■ Source excerpt ■
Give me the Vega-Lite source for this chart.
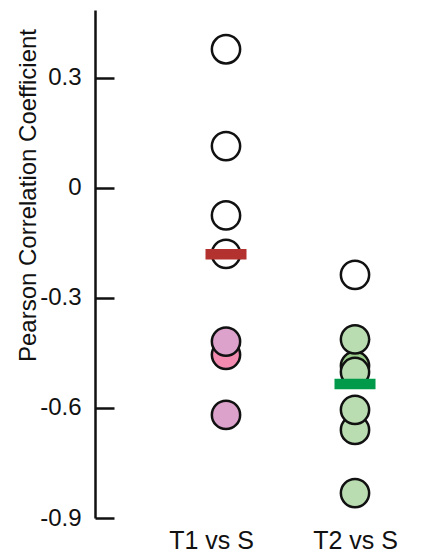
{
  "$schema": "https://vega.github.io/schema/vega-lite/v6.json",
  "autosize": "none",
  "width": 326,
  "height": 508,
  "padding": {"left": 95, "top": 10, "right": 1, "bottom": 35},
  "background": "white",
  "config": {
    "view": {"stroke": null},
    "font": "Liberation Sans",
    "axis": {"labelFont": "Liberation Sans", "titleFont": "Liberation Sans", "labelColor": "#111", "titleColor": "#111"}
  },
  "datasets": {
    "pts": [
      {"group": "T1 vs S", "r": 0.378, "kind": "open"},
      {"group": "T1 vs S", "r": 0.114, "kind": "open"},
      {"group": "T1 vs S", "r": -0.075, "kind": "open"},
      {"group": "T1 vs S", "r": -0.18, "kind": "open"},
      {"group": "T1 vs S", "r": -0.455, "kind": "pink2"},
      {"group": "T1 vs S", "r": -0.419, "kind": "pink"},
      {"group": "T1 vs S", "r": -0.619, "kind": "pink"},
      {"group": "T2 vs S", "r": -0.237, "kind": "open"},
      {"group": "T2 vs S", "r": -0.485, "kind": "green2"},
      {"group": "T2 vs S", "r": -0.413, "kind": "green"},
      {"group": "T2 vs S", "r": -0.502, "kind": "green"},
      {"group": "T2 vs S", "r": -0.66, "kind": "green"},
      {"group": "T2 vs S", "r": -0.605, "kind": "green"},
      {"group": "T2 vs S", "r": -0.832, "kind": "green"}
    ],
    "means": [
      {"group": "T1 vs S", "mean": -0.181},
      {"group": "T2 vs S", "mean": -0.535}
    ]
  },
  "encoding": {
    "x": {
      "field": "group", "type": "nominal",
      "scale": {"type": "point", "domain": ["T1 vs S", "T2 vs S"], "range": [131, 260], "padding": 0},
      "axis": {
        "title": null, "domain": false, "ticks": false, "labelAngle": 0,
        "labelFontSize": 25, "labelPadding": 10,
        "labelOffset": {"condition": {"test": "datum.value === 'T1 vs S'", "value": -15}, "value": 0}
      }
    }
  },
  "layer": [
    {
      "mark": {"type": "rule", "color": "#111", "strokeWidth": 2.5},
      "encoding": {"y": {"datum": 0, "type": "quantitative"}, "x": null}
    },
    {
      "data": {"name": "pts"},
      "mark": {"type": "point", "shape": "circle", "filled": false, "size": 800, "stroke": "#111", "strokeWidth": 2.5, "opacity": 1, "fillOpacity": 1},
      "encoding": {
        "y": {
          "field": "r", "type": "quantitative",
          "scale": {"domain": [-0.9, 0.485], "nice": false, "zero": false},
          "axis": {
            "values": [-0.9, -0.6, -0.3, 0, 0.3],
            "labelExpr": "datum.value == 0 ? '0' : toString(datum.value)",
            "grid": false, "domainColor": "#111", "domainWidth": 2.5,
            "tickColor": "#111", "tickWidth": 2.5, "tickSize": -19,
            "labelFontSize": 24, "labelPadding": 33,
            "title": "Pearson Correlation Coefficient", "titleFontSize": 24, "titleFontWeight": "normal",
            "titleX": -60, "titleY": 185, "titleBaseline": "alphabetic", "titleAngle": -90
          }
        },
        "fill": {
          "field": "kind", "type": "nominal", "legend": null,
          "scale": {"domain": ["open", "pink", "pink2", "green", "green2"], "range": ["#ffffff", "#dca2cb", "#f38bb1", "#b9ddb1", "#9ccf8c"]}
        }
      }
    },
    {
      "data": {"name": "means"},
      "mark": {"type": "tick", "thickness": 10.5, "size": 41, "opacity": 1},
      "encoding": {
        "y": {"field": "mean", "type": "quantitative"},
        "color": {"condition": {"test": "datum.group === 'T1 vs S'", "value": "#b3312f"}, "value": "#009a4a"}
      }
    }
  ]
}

■ Requirements ■
Using the material above, return every line exactly as it appears, minus the pictures.

■ Result of the task ■
Give me the Vega-Lite source for this chart.
{
  "$schema": "https://vega.github.io/schema/vega-lite/v6.json",
  "autosize": "none",
  "width": 326,
  "height": 508,
  "padding": {"left": 95, "top": 10, "right": 1, "bottom": 35},
  "background": "white",
  "config": {
    "view": {"stroke": null},
    "font": "Liberation Sans",
    "axis": {"labelFont": "Liberation Sans", "titleFont": "Liberation Sans", "labelColor": "#111", "titleColor": "#111"}
  },
  "datasets": {
    "pts": [
      {"group": "T1 vs S", "r": 0.378, "kind": "open"},
      {"group": "T1 vs S", "r": 0.114, "kind": "open"},
      {"group": "T1 vs S", "r": -0.075, "kind": "open"},
      {"group": "T1 vs S", "r": -0.18, "kind": "open"},
      {"group": "T1 vs S", "r": -0.455, "kind": "pink2"},
      {"group": "T1 vs S", "r": -0.419, "kind": "pink"},
      {"group": "T1 vs S", "r": -0.619, "kind": "pink"},
      {"group": "T2 vs S", "r": -0.237, "kind": "open"},
      {"group": "T2 vs S", "r": -0.485, "kind": "green2"},
      {"group": "T2 vs S", "r": -0.413, "kind": "green"},
      {"group": "T2 vs S", "r": -0.502, "kind": "green"},
      {"group": "T2 vs S", "r": -0.66, "kind": "green"},
      {"group": "T2 vs S", "r": -0.605, "kind": "green"},
      {"group": "T2 vs S", "r": -0.832, "kind": "green"}
    ],
    "means": [
      {"group": "T1 vs S", "mean": -0.181},
      {"group": "T2 vs S", "mean": -0.535}
    ]
  },
  "encoding": {
    "x": {
      "field": "group", "type": "nominal",
      "scale": {"type": "point", "domain": ["T1 vs S", "T2 vs S"], "range": [131, 260], "padding": 0},
      "axis": {
        "title": null, "domain": false, "ticks": false, "labelAngle": 0,
        "labelFontSize": 25, "labelPadding": 10,
        "labelOffset": {"condition": {"test": "datum.value === 'T1 vs S'", "value": -15}, "value": 0}
      }
    }
  },
  "layer": [
    {
      "mark": {"type": "rule", "color": "#111", "strokeWidth": 2.5},
      "encoding": {"y": {"datum": 0, "type": "quantitative"}, "x": null}
    },
    {
      "data": {"name": "pts"},
      "mark": {"type": "point", "shape": "circle", "filled": false, "size": 800, "stroke": "#111", "strokeWidth": 2.5, "opacity": 1, "fillOpacity": 1},
      "encoding": {
        "y": {
          "field": "r", "type": "quantitative",
          "scale": {"domain": [-0.9, 0.485], "nice": false, "zero": false},
          "axis": {
            "values": [-0.9, -0.6, -0.3, 0, 0.3],
            "labelExpr": "datum.value == 0 ? '0' : toString(datum.value)",
            "grid": false, "domainColor": "#111", "domainWidth": 2.5,
            "tickColor": "#111", "tickWidth": 2.5, "tickSize": -19,
            "labelFontSize": 24, "labelPadding": 33,
            "title": "Pearson Correlation Coefficient", "titleFontSize": 24, "titleFontWeight": "normal",
            "titleX": -60, "titleY": 185, "titleBaseline": "alphabetic", "titleAngle": -90
          }
        },
        "fill": {
          "field": "kind", "type": "nominal", "legend": null,
          "scale": {"domain": ["open", "pink", "pink2", "green", "green2"], "range": ["#ffffff", "#dca2cb", "#f38bb1", "#b9ddb1", "#9ccf8c"]}
        }
      }
    },
    {
      "data": {"name": "means"},
      "mark": {"type": "tick", "thickness": 10.5, "size": 41, "opacity": 1},
      "encoding": {
        "y": {"field": "mean", "type": "quantitative"},
        "color": {"condition": {"test": "datum.group === 'T1 vs S'", "value": "#b3312f"}, "value": "#009a4a"}
      }
    }
  ]
}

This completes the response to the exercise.